Risks and counterarguments
Below are the primary risks that could break this trade. I list at least four and include a counterargument to my bullish view.
- Cyclical supply response: Memory is a highly cyclical industry. Competitors and Micron itself have the ability to add capacity rapidly. New capacity coming online would depress prices and margins quickly, causing valuation compression.
- Valuation downside: At ~40x trailing earnings and EV/EBITDA near 24x, a reversion to historical memory multiples would imply meaningful downside even without an absolute drop in earnings.
- Execution risk on HBM and process nodes: If HBM4 or other next-gen products encounter yield or timing setbacks - despite management's recent denial of delays - that would remove the premium investors are willing to pay.
- Macro shock or demand pullback: AI spending is sizeable but not immune to broad macro shocks or a pause/reprioritization at hyperscalers. A pullback in capex plans would hit Micron's top line quickly.
- Momentum fade: Technical indicators suggest the move is mature: MACD histogram shows a flat-to-negative reading and RSI is in the 60s. A bout of distribution could trigger a quick downside move given the relatively thin marginal supply.
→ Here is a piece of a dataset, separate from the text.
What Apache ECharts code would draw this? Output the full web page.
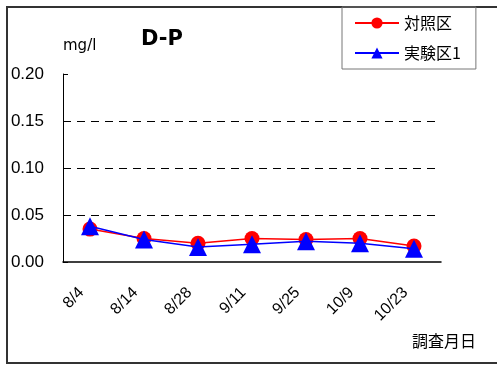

Counterargument - Why this trade could fail: If DRAM and HBM pricing falls back to normalized levels as new capacity is added, earnings forecasts that currently justify a 40x multiple will collapse. In that scenario, multiple compression will likely outpace any operational improvements and the stock can retrace hard - potentially back into the low-to-mid $200s depending on the extent of price declines. This is a real and plausible outcome given the historical behavior of memory cycles.
How I'll manage the position and what changes my view
I'll use a single-entry long at $430 with the $375 stop. If we get to $500 on strong volume, I'll take partial profits and raise the stop to breakeven on the remainder. The trade is a 45 trading day swing - my expectation is that earnings/capacity news, DRAM/NAND price signals, or hyperscaler capex commentary will crystallize within that window.
I would change my bullish view if any of the following occur:
- Management confirms material delays or yield issues with HBM4 or other strategic products.
- Industry reports show a meaningful and durable oversupply coming online that drives price declines.
- Micron issues guidance that meaningfully misses consensus and lowers multi-quarter pricing assumptions.
Conclusion
Micron's rally is real and backed by structural forces in AI infrastructure that have made memory more strategic than ever. That said, the stock is priced for a high bar - the market expects strong earnings growth and continued pricing discipline from producers. This trade aims to capture momentum while controlling downside: buy at $430, stop at $375, target $550 over a mid-term horizon of 45 trading days. Size the position as a tactical swing; the thesis lives or dies on DRAM/HBM pricing and Micron's execution on next-generation products.
Key trade metrics at a glance
| Metric | Value |
|---|---|
| Current price | $428.15 |
| Entry | $430.00 |
| Stop | $375.00 |
| Target | $550.00 |
| Market cap | $481.9B |
| EPS (trailing) | $10.58 |
| P/E (trailing) | ~40x |
Trade responsibly. Watch the catalysts and have a clear exit plan - this is a high-risk, high-reward swing aligned with the current market narrative.